## Exercise directions
Retype, please, the listing from its opening line through the line that contains "import matplotlib.pyplot as plt", both included, without the pictures.

## Data section
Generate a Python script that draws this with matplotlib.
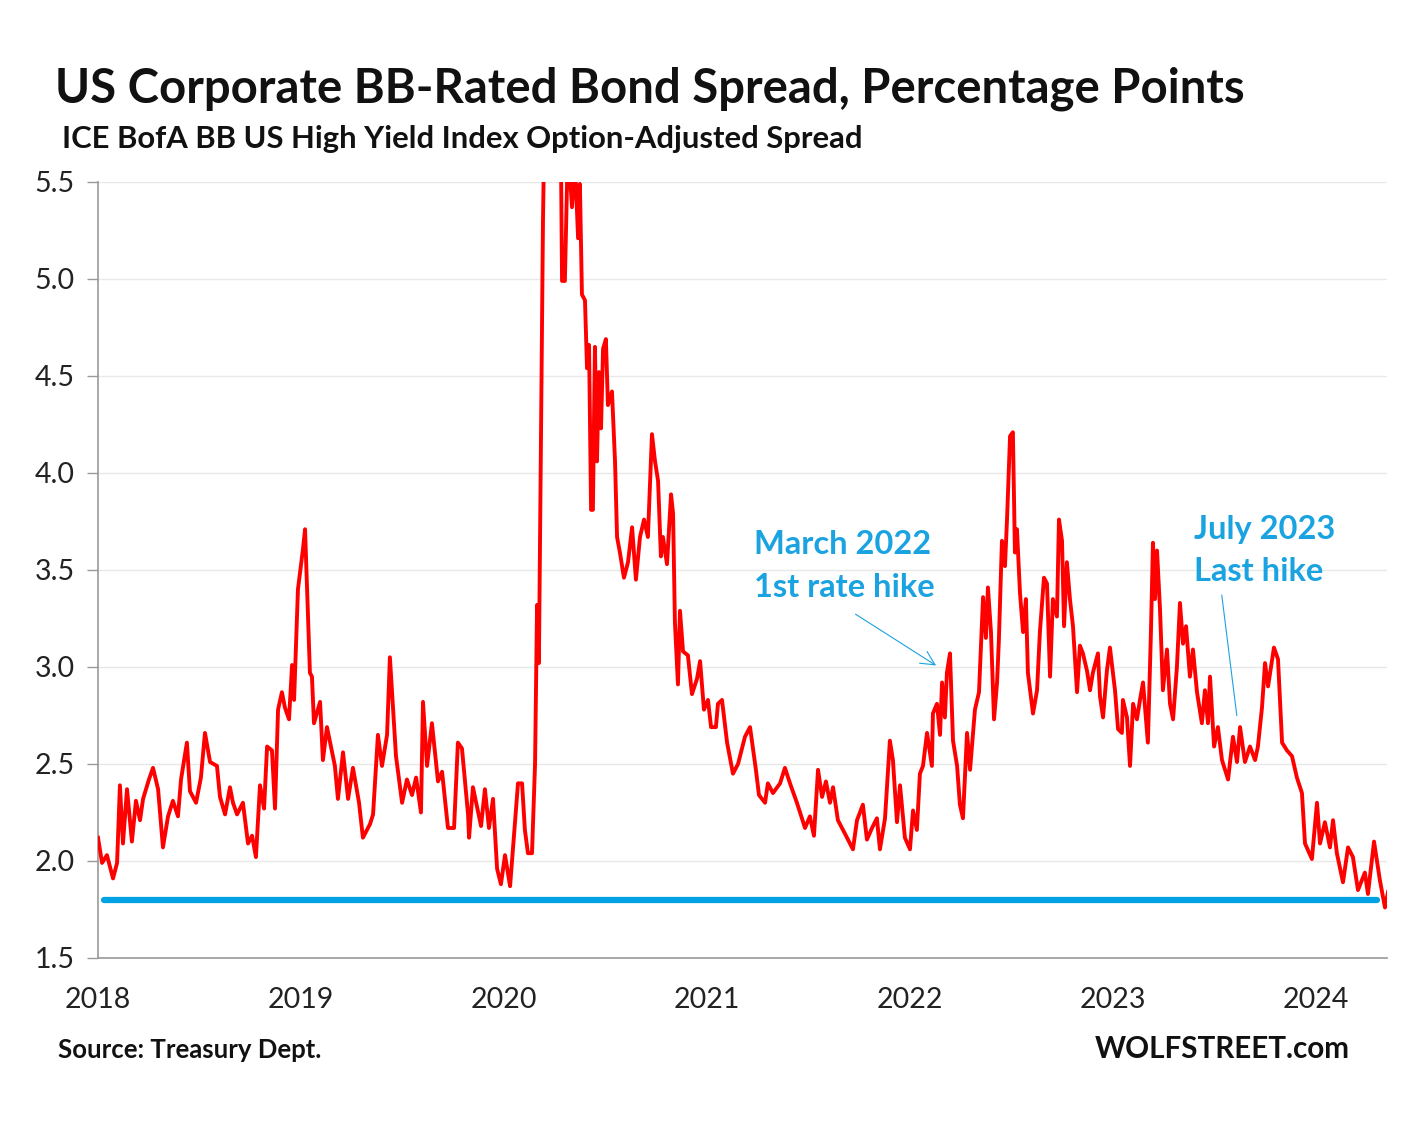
import matplotlib
matplotlib.use("Agg")
import matplotlib.pyplot as plt

# decimal year, BB OAS spread (percentage points)
t = [
    2018.000, 2018.020, 2018.044, 2018.074, 2018.094, 2018.108, 2018.123, 2018.143,
    2018.167, 2018.187, 2018.207, 2018.222, 2018.251, 2018.271, 2018.296, 2018.320,
    2018.345, 2018.369, 2018.394, 2018.409, 2018.438, 2018.453, 2018.483, 2018.507,
    2018.527, 2018.552, 2018.586, 2018.601, 2018.626, 2018.650, 2018.665, 2018.685,
    2018.714, 2018.739, 2018.759, 2018.778, 2018.798, 2018.818, 2018.833, 2018.857,
    2018.872, 2018.887, 2018.906, 2018.921, 2018.941, 2018.956, 2018.966, 2018.985,
    2019.010, 2019.020, 2019.044, 2019.054, 2019.064, 2019.094, 2019.108, 2019.128,
    2019.167, 2019.182, 2019.207, 2019.232, 2019.256, 2019.286, 2019.305, 2019.340,
    2019.355, 2019.379, 2019.399, 2019.424, 2019.438, 2019.468, 2019.498, 2019.522,
    2019.547, 2019.567, 2019.591, 2019.601, 2019.621, 2019.645, 2019.675, 2019.695,
    2019.724, 2019.754, 2019.773, 2019.793, 2019.823, 2019.828, 2019.847, 2019.887,
    2019.906, 2019.926, 2019.946, 2019.966, 2019.985, 2020.005, 2020.030, 2020.069,
    2020.089, 2020.103, 2020.118, 2020.138, 2020.153, 2020.163, 2020.172, 2020.187,
    2020.192, 2020.202, 2020.236, 2020.276, 2020.286, 2020.300, 2020.310, 2020.315,
    2020.335, 2020.350, 2020.365, 2020.374, 2020.384, 2020.399, 2020.409, 2020.419,
    2020.429, 2020.438, 2020.448, 2020.458, 2020.468, 2020.478, 2020.488, 2020.502,
    2020.512, 2020.532, 2020.547, 2020.557, 2020.571, 2020.591, 2020.611, 2020.631,
    2020.650, 2020.670, 2020.690, 2020.709, 2020.729, 2020.744, 2020.759, 2020.773,
    2020.783, 2020.803, 2020.823, 2020.833, 2020.842, 2020.857, 2020.867, 2020.882,
    2020.906, 2020.926, 2020.951, 2020.966, 2020.985, 2021.005, 2021.020, 2021.044,
    2021.054, 2021.074, 2021.099, 2021.128, 2021.153, 2021.187, 2021.212, 2021.241,
    2021.256, 2021.286, 2021.300, 2021.325, 2021.360, 2021.384, 2021.409, 2021.443,
    2021.483, 2021.507, 2021.527, 2021.547, 2021.567, 2021.586, 2021.606, 2021.621,
    2021.645, 2021.680, 2021.719, 2021.739, 2021.768, 2021.788, 2021.813, 2021.837,
    2021.852, 2021.877, 2021.901, 2021.916, 2021.936, 2021.951, 2021.975, 2022.000,
    2022.015, 2022.034, 2022.049, 2022.064, 2022.084, 2022.108, 2022.113, 2022.133,
    2022.148, 2022.158, 2022.172, 2022.182, 2022.197, 2022.212, 2022.232, 2022.246,
    2022.261, 2022.281, 2022.296, 2022.320, 2022.340, 2022.360, 2022.374, 2022.384,
    2022.399, 2022.414, 2022.429, 2022.438, 2022.453, 2022.468, 2022.478, 2022.493,
    2022.507, 2022.517, 2022.527, 2022.542, 2022.557, 2022.571, 2022.581, 2022.606,
    2022.626, 2022.640, 2022.660, 2022.675, 2022.690, 2022.704, 2022.724, 2022.734,
    2022.749, 2022.759, 2022.773, 2022.788, 2022.803, 2022.823, 2022.837, 2022.852,
    2022.872, 2022.887, 2022.901, 2022.926, 2022.936, 2022.951, 2022.970, 2022.985,
    2023.010, 2023.025, 2023.044, 2023.049, 2023.069, 2023.084, 2023.099, 2023.118,
    2023.133, 2023.148, 2023.172, 2023.187, 2023.197, 2023.207, 2023.217, 2023.232,
    2023.246, 2023.266, 2023.281, 2023.296, 2023.315, 2023.330, 2023.345, 2023.360,
    2023.379, 2023.394, 2023.414, 2023.438, 2023.453, 2023.468, 2023.478, 2023.498,
    2023.517, 2023.537, 2023.567, 2023.591, 2023.611, 2023.626, 2023.650, 2023.675,
    2023.700, 2023.714, 2023.734, 2023.749, 2023.764, 2023.793, 2023.813, 2023.833,
    2023.857, 2023.882, 2023.906, 2023.931, 2023.946, 2023.980, 2024.005, 2024.020,
    2024.044, 2024.069, 2024.084, 2024.103, 2024.133, 2024.158, 2024.182, 2024.207,
    2024.241, 2024.256, 2024.286, 2024.315, 2024.340, 2024.355,
]
spread = [
    2.12, 1.99, 2.03, 1.91, 1.99, 2.39, 2.09, 2.37,
    2.10, 2.31, 2.21, 2.32, 2.42, 2.48, 2.37, 2.07,
    2.23, 2.31, 2.23, 2.42, 2.61, 2.36, 2.30, 2.43,
    2.66, 2.51, 2.49, 2.33, 2.24, 2.38, 2.30, 2.24,
    2.30, 2.09, 2.13, 2.02, 2.39, 2.27, 2.59, 2.57,
    2.27, 2.78, 2.87, 2.79, 2.73, 3.01, 2.83, 3.40,
    3.61, 3.71, 2.97, 2.95, 2.71, 2.82, 2.52, 2.69,
    2.49, 2.32, 2.56, 2.32, 2.48, 2.30, 2.12, 2.19,
    2.24, 2.65, 2.49, 2.65, 3.05, 2.54, 2.30, 2.42,
    2.34, 2.43, 2.25, 2.82, 2.49, 2.71, 2.41, 2.46,
    2.17, 2.17, 2.61, 2.58, 2.24, 2.12, 2.38, 2.18,
    2.37, 2.17, 2.32, 1.96, 1.88, 2.03, 1.87, 2.40,
    2.40, 2.16, 2.04, 2.04, 2.50, 3.32, 3.02, 4.69,
    5.29, 6.00, 6.80, 6.20, 4.99, 4.99, 5.46, 5.70,
    5.37, 5.60, 5.21, 5.49, 4.92, 4.89, 4.54, 4.66,
    3.81, 3.81, 4.65, 4.06, 4.52, 4.23, 4.64, 4.69,
    4.35, 4.42, 4.06, 3.67, 3.59, 3.46, 3.54, 3.72,
    3.45, 3.67, 3.76, 3.67, 4.20, 4.06, 3.96, 3.57,
    3.67, 3.53, 3.89, 3.79, 3.23, 2.91, 3.29, 3.08,
    3.06, 2.86, 2.94, 3.03, 2.78, 2.83, 2.69, 2.69,
    2.81, 2.83, 2.61, 2.45, 2.50, 2.64, 2.69, 2.47,
    2.34, 2.30, 2.40, 2.35, 2.40, 2.48, 2.40, 2.30,
    2.17, 2.23, 2.13, 2.47, 2.33, 2.41, 2.30, 2.38,
    2.21, 2.14, 2.06, 2.21, 2.29, 2.11, 2.17, 2.22,
    2.06, 2.22, 2.62, 2.52, 2.20, 2.39, 2.12, 2.06,
    2.26, 2.16, 2.45, 2.49, 2.66, 2.49, 2.76, 2.81,
    2.65, 2.92, 2.74, 2.97, 3.07, 2.62, 2.49, 2.29,
    2.22, 2.66, 2.47, 2.78, 2.87, 3.36, 3.15, 3.41,
    3.18, 2.73, 2.92, 3.14, 3.65, 3.52, 3.76, 4.19,
    4.21, 3.59, 3.71, 3.38, 3.18, 3.35, 2.97, 2.76,
    2.88, 3.18, 3.46, 3.43, 2.95, 3.35, 3.26, 3.76,
    3.65, 3.21, 3.54, 3.35, 3.21, 2.87, 3.11, 3.07,
    2.98, 2.88, 2.97, 3.07, 2.85, 2.74, 2.98, 3.10,
    2.88, 2.68, 2.66, 2.83, 2.74, 2.49, 2.81, 2.73,
    2.83, 2.92, 2.61, 3.18, 3.64, 3.35, 3.60, 3.29,
    2.88, 3.09, 2.81, 2.73, 3.00, 3.33, 3.12, 3.21,
    2.95, 3.09, 2.87, 2.71, 2.88, 2.71, 2.95, 2.59,
    2.69, 2.52, 2.42, 2.64, 2.51, 2.69, 2.51, 2.59,
    2.52, 2.59, 2.79, 3.02, 2.90, 3.10, 3.04, 2.61,
    2.57, 2.54, 2.43, 2.35, 2.09, 2.01, 2.30, 2.09,
    2.20, 2.07, 2.21, 2.04, 1.89, 2.07, 2.02, 1.85,
    1.94, 1.83, 2.10, 1.90, 1.76, 1.84,
]

# reference level line
ref_start, ref_end, ref_level = 2018.03, 2024.30, 1.80

years = [2018, 2019, 2020, 2021, 2022, 2023, 2024]
y_ticks = [1.5, 2.0, 2.5, 3.0, 3.5, 4.0, 4.5, 5.0, 5.5]

plt.rcParams["font.family"] = ["Lato", "DejaVu Sans"]
blue = "#1AA3E0"

fig = plt.figure(figsize=(14.1, 11.22), dpi=100)
ax = fig.add_axes([0.0695, 0.1462, 0.9142, 0.6916])

ax.plot(t, spread, color="#FF0000", linewidth=2.8, zorder=3)
ax.plot([ref_start, ref_end], [ref_level, ref_level], color="#00A2E3",
        linewidth=4.5, solid_capstyle="round", zorder=4)

ax.set_xlim(2018, 2024.35)
ax.set_ylim(1.5, 5.5)
ax.set_yticks(y_ticks)
ax.set_yticklabels([f"{v:.1f}" for v in y_ticks])
ax.set_xticks(years)
ax.set_xticklabels([str(y) for y in years])
ax.tick_params(axis="y", length=8, width=1, color="#999999", labelsize=20.5,
               pad=9, labelcolor="#222222")
ax.tick_params(axis="x", length=0, labelsize=20.5, pad=21, labelcolor="#222222")
ax.grid(axis="y", color="#e8e8e8", linewidth=1)
ax.set_axisbelow(True)
for side in ["top", "right"]:
    ax.spines[side].set_visible(False)
for side in ["left", "bottom"]:
    ax.spines[side].set_color("#999999")
    ax.spines[side].set_linewidth(1.2)

# annotations
ax.text(2021.23, 3.63, "March 2022", color=blue, fontsize=23.5, fontweight="bold",
        va="center", ha="left")
ax.text(2021.23, 3.41, "1st rate hike", color=blue, fontsize=23.5, fontweight="bold",
        va="center", ha="left")
ax.annotate("", xy=(2022.14, 3.0), xytext=(2021.72, 3.28),
            arrowprops=dict(arrowstyle="->", color=blue, lw=0.8,
                            mutation_scale=25))
ax.text(2023.40, 3.71, "July 2023", color=blue, fontsize=23.5, fontweight="bold",
        va="center", ha="left")
ax.text(2023.40, 3.49, "Last hike", color=blue, fontsize=23.5, fontweight="bold",
        va="center", ha="left")
ax.plot([2023.536, 2023.61], [3.37, 2.75], color=blue, linewidth=0.8)

fig.text(0.039, 0.909, "US Corporate BB-Rated Bond Spread, Percentage Points",
         fontsize=34, fontweight="bold", color="#111111", va="baseline")
fig.text(0.044, 0.868, "ICE BofA BB US High Yield Index Option-Adjusted Spread",
         fontsize=22.3, fontweight="bold", color="#111111", va="baseline")
fig.text(0.041, 0.057, "Source: Treasury Dept.", fontsize=18.5, fontweight="bold",
         color="#111111", va="baseline")
fig.text(0.957, 0.057, "WOLFSTREET.com", fontsize=21.3, fontweight="bold",
         color="#111111", va="baseline", ha="right")

fig.savefig("out.png", dpi=100, facecolor="white")
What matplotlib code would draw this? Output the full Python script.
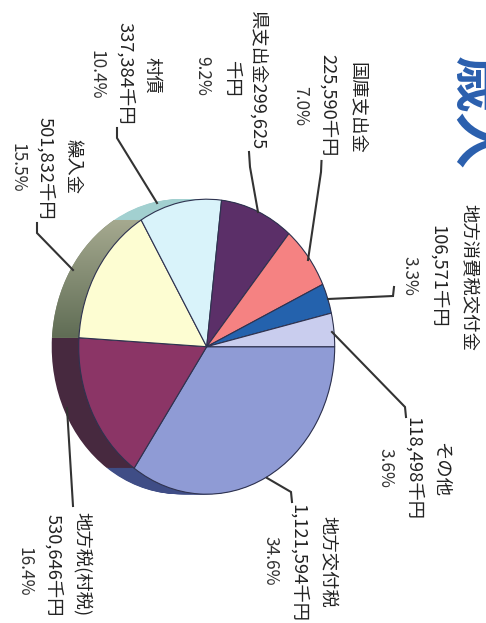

## Output for this task
Generate a Python script that draws this with matplotlib.
import matplotlib
matplotlib.use("Agg")
import matplotlib.pyplot as plt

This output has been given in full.